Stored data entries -
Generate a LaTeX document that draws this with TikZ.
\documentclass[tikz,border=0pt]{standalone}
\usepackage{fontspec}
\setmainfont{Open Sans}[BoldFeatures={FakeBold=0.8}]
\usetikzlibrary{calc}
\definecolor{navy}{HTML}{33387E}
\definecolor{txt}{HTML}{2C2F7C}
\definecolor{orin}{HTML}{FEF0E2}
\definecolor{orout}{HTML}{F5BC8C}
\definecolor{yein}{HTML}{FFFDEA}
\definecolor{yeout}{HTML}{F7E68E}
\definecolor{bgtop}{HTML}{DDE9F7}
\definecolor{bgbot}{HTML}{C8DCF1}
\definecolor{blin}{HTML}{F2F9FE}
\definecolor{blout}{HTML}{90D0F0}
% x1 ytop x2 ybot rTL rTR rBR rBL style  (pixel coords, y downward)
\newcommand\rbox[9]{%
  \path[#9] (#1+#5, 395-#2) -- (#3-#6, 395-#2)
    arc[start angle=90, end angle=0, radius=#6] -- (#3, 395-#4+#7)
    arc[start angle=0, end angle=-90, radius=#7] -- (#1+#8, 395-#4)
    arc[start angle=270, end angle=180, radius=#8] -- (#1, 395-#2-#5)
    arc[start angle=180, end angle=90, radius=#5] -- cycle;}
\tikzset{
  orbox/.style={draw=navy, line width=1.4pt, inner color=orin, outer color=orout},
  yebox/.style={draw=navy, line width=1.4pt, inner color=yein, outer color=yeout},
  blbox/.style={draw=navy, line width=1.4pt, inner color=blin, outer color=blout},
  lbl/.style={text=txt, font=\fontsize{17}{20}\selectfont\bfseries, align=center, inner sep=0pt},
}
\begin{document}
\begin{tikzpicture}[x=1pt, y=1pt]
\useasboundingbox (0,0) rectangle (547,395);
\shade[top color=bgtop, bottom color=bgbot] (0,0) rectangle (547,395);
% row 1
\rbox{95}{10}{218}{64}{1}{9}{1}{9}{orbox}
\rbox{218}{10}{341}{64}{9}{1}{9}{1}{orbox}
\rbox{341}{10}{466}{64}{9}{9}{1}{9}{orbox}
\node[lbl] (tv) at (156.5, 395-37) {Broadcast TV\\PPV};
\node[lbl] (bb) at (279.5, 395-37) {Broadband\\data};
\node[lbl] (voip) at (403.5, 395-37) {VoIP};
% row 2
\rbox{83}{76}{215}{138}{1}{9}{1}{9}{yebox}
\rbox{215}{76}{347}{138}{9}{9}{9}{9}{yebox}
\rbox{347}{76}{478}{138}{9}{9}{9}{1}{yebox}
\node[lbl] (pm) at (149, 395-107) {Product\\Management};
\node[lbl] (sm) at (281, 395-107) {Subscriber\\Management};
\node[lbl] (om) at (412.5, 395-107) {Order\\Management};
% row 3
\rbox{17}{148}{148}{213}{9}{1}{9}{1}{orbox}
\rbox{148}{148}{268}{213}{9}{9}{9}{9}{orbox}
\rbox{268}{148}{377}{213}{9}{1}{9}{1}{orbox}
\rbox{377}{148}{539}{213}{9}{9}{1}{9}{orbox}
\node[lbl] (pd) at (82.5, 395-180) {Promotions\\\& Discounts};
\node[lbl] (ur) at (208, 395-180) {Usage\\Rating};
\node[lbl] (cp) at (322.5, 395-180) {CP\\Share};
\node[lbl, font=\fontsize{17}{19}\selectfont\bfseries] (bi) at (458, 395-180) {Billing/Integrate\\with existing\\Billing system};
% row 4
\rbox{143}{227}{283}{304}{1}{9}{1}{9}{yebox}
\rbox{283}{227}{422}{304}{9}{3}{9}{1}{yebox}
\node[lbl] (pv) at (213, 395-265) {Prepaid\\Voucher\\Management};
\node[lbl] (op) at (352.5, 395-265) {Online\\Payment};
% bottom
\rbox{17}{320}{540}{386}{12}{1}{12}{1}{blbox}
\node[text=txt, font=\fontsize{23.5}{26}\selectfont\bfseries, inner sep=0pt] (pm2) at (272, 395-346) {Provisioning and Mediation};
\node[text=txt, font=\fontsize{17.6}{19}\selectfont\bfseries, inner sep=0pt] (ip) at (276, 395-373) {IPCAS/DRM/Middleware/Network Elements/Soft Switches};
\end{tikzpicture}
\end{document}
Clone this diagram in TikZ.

Exercise description - Which lines of the data above contain "this"? Copy each one.

Final answer -
Generate a LaTeX document that draws this with TikZ.
Clone this diagram in TikZ.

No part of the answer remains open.